I have to admit I had to think about this for a bit, but wrote back that to me it means “mating and living with the same person for life.” Or as the marriage vows proclaim “until death do us part.” After I sent my response I thought, what is the real definition of monogamy? According to The New Shorter Oxford English Dictionary, monogamy means: “The condition, rule, or custom of being married to only one person at a time. The habit of animals, especially birds, of living in pairs, or having only one mate.”

Suddenly my definition of monogamy seemed conservative with my life-long pledge and death separation requirements.

 Dr. Heinrich wrote back explaining that while more than 90 percent of birds are classified as monogamous there are many qualifiers and as “for life” probably none make the list. He explained that “the biggest qualifier is ‘serial,’ meaning monogamous in a given relationship, but could have a new mate during the next reproductive cycle.”

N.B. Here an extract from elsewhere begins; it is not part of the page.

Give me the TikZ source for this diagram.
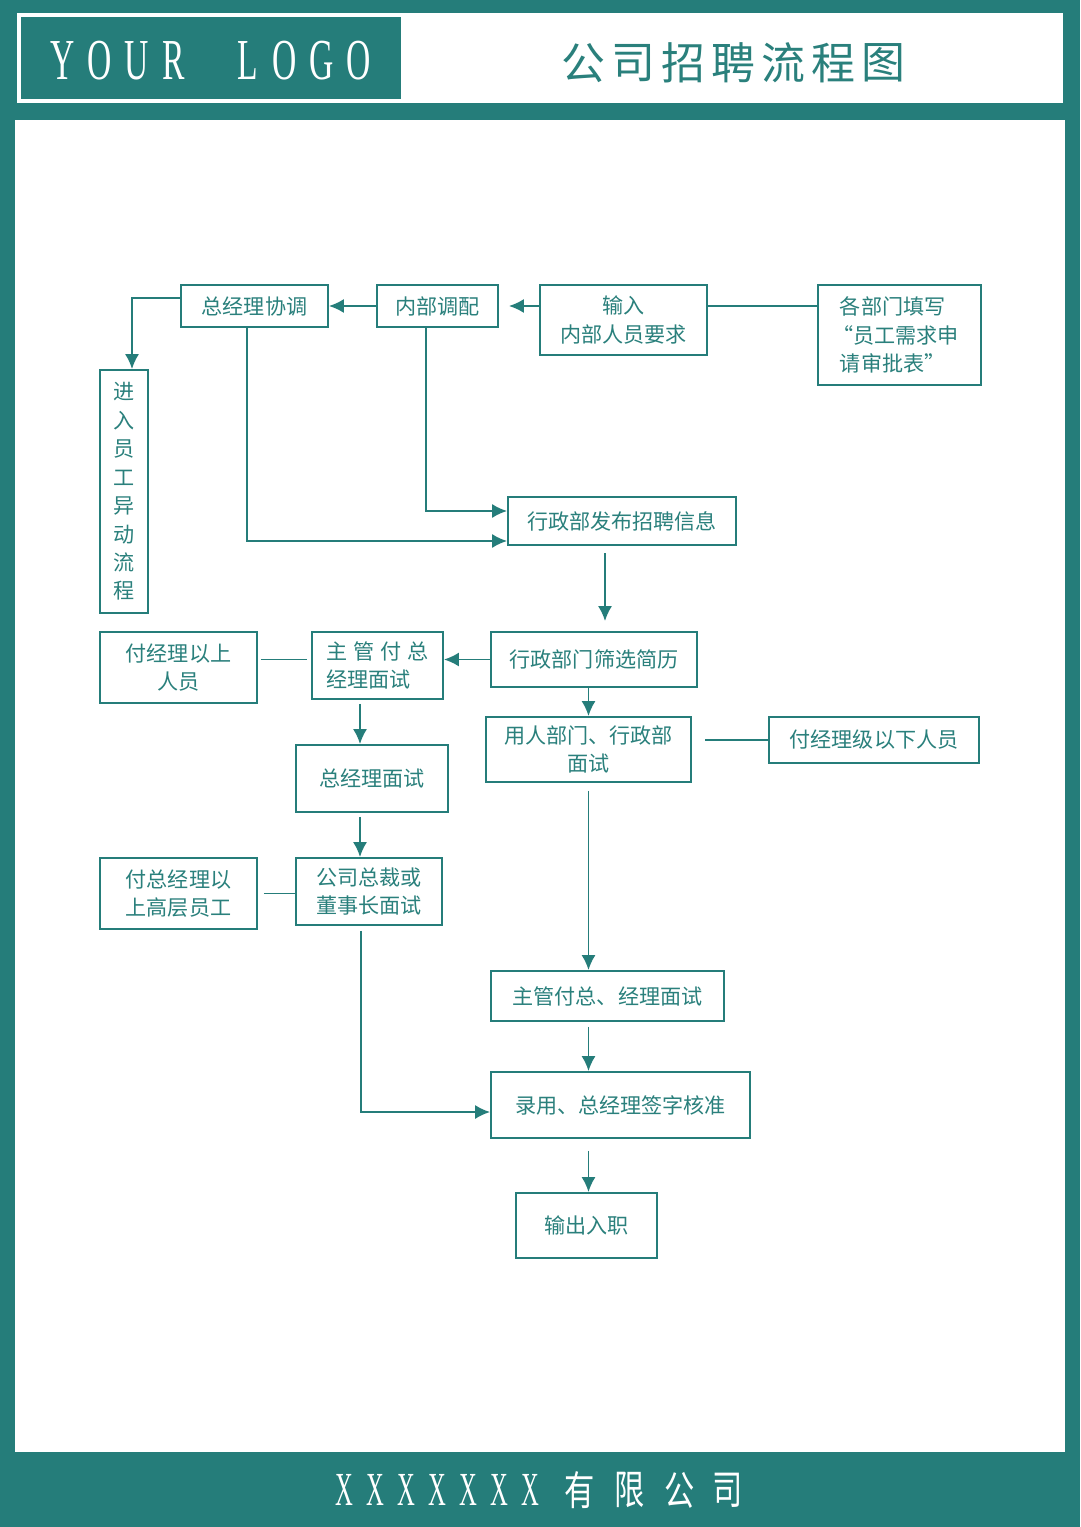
\documentclass[tikz,border=0pt]{standalone}
\usepackage{fontspec}
\usepackage{graphicx}
\setmainfont{Noto Sans CJK SC}
\newfontfamily\logofont{Liberation Serif}
\usetikzlibrary{positioning,arrows.meta}
\definecolor{frameteal}{RGB}{37,125,122}
\definecolor{inkteal}{RGB}{42,128,124}
\tikzset{
  box/.style={draw=frameteal,line width=1.1pt,inner sep=0pt,align=center,text=inkteal,font=\fontsize{12}{16}\selectfont},
  link/.style={draw=frameteal,line width=1.1pt},
  arrowlink/.style={link,-{Latex[length=8.5pt,width=8pt]}},
}

\begin{document}
\begin{tikzpicture}[x=0.02cm,y=-0.02cm]
\fill[frameteal] (0,0) rectangle (1080,1527);
\fill[white] (17,13) rectangle (1063,103);
\fill[white] (15,120) rectangle (1065,1452);
\fill[frameteal] (21,17) rectangle (401,99);
\foreach \x/\c in {63/Y,100/O,137/U,174/R,248/L,285/O,322/G,359/O}
  \node[text=white,inner sep=0pt] at (\x,61) {\scalebox{0.58}[1]{\logofont\fontsize{33}{33}\selectfont\c}};
\foreach \x/\c in {583/公,633/司,683/招,733/聘,783/流,833/程,883/图}
  \node[text=inkteal,inner sep=0pt,font=\fontsize{25}{25}\selectfont] at (\x,63) {\c};
\foreach \i in {0,...,6}
  \node[text=white,inner sep=0pt] at (344+31*\i,1490) {\scalebox{0.52}[1]{\logofont\fontsize{27}{27}\selectfont X}};
\foreach \x/\c in {580/有,630/限,680/公,728/司}
  \node[text=white,inner sep=0pt] at (\x,1490) {\scalebox{0.75}[1]{\fontsize{23}{23}\selectfont\c}};

\node[box,minimum width=2.94cm,minimum height=0.84cm] (gmcoord) at (254.5,306) {总经理协调};
\node[box,minimum width=2.42cm,minimum height=0.84cm] (transfer) at (437.5,306) {内部调配};
\node[box,minimum width=3.34cm,minimum height=1.40cm] (input) at (623.5,320) {输入\\内部人员要求};
\node[box,minimum width=3.26cm,minimum height=2.00cm,align=left] (deptform) at (899.5,335) {各部门填写\\\hspace{-0.35em}“员工需求申\\请审批表”};
\node[box,minimum width=0.96cm,minimum height=4.86cm,font=\fontsize{12}{16.2}\selectfont] (changeflow) at (124,491.5) {进\\入\\员\\工\\异\\动\\流\\程};
\node[box,minimum width=4.56cm,minimum height=0.96cm] (publish) at (622,521) {行政部发布招聘信息};
\node[box,minimum width=3.14cm,minimum height=1.42cm] (vpabove) at (178.5,667.5) {付经理以上\\人员};
\node[box,minimum width=2.62cm,minimum height=1.34cm,align=left] (vpint) at (377.5,665.5) {主\hspace{3.4pt}管\hspace{3.4pt}付\hspace{3.4pt}总\\经理面试};
\node[box,minimum width=4.12cm,minimum height=1.10cm] (screen) at (594,659.5) {行政部门筛选简历};
\node[box,minimum width=4.10cm,minimum height=1.30cm] (deptint) at (588.5,749.5) {用人部门、行政部\\面试};
\node[box,minimum width=4.20cm,minimum height=0.92cm] (belowvp) at (874,740) {付经理级以下人员};
\node[box,minimum width=3.04cm,minimum height=1.34cm] (gmint) at (372,778.5) {总经理面试};
\node[box,minimum width=3.14cm,minimum height=1.42cm] (seniorstaff) at (178.5,893.5) {付总经理以\\上高层员工};
\node[box,minimum width=2.92cm,minimum height=1.34cm] (ceoint) at (369,891.5) {公司总裁或\\董事长面试};
\node[box,minimum width=4.66cm,minimum height=1.00cm] (supint) at (607.5,996) {主管付总、经理面试};
\node[box,minimum width=5.18cm,minimum height=1.32cm] (hire) at (620.5,1105) {录用、总经理签字核准};
\node[box,minimum width=2.82cm,minimum height=1.30cm] (onboard) at (586.5,1225.5) {输出入职};

\coordinate (turnA) at (132,298);
\coordinate (turnB) at (247,541);
\coordinate (turnC) at (426,511);
\coordinate (colP) at (605,553);
\coordinate (colQ) at (360,703);
\coordinate (turnD) at (361,1112);

\draw[link] (input.east |- transfer) -- (deptform.west |- transfer);
\draw[arrowlink,shorten >=2mm] (input.west |- transfer) -- (transfer.east);
\draw[arrowlink] (transfer.west) -- (gmcoord.east);
\draw[arrowlink] (gmcoord.west |- turnA) -- (turnA) -- (turnA |- changeflow.north);
\draw[arrowlink] (turnB |- gmcoord.south) -- (turnB) -- (publish.west |- turnB);
\draw[arrowlink] (turnC |- transfer.south) -- (turnC) -- (publish.west |- turnC);
\draw[arrowlink,shorten >=2mm] (colP) -- (colP |- screen.north);
\draw[arrowlink] (screen.west) -- (screen.west -| vpint.east);
\draw[link,shorten <=0.6mm,shorten >=0.8mm] (vpabove.east |- screen) -- (vpint.west |- screen);
\draw[arrowlink] (screen.south -| deptint) -- (deptint.north);
\draw[link,shorten >=2.6mm] (belowvp.west) -- (belowvp.west -| deptint.east);
\draw[arrowlink,shorten <=0.8mm] (vpint.south -| colQ) -- (gmint.north -| colQ);
\draw[arrowlink,shorten <=0.8mm] (gmint.south -| colQ) -- (ceoint.north -| colQ);
\draw[link,shorten <=1.2mm] (seniorstaff.east) -- (seniorstaff.east -| ceoint.west);
\draw[arrowlink,shorten <=1.6mm] (deptint.south) -- (deptint.south |- supint.north);
\draw[arrowlink,shorten <=1mm] (ceoint.south -| turnD) -- (turnD) -- (turnD -| hire.west);
\draw[arrowlink,shorten <=1mm] (supint.south -| deptint) -- (hire.north -| deptint);
\draw[arrowlink,shorten <=2.4mm] (hire.south -| deptint) -- (onboard.north -| deptint);
\end{tikzpicture}
\end{document}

 He said that, “Many insects are truly monogamists — they don’t need to mate more than once and don’t live long; a mayfly hatches out, mates and dies.” So mayflies and insects like them may be the only practitioners of a strict definition of monogamy. With only one chance at mating before death they practice monogamy by default.

 But Dr. Heinrich also explained that, “ravens are more monogamous than many, in the sense that the same pair may stay together for years. I have had mated pairs, and seen how they are totally uninterested in other individuals, even when a mate is not available.”

 Since ravens live for more than half a century, Heinrich said that “nobody on earth has demonstrated that there was no extra-pair copulation.” And he said that in almost all the genetic investigations to check paternity of chicks of “monogamous” bird species there is quite a bit of extra-pair fertilization. “But I suspect in ravens it would be rare,” he concludes.

 So there you have it, ravens seem to be able to stay true to the one they have for now…not necessarily for life. This seems like a good philosophy to follow, practice monogamy with the one you love now and you probably have a much higher chance of celebrating Valentine’s Day with that same special someone next year.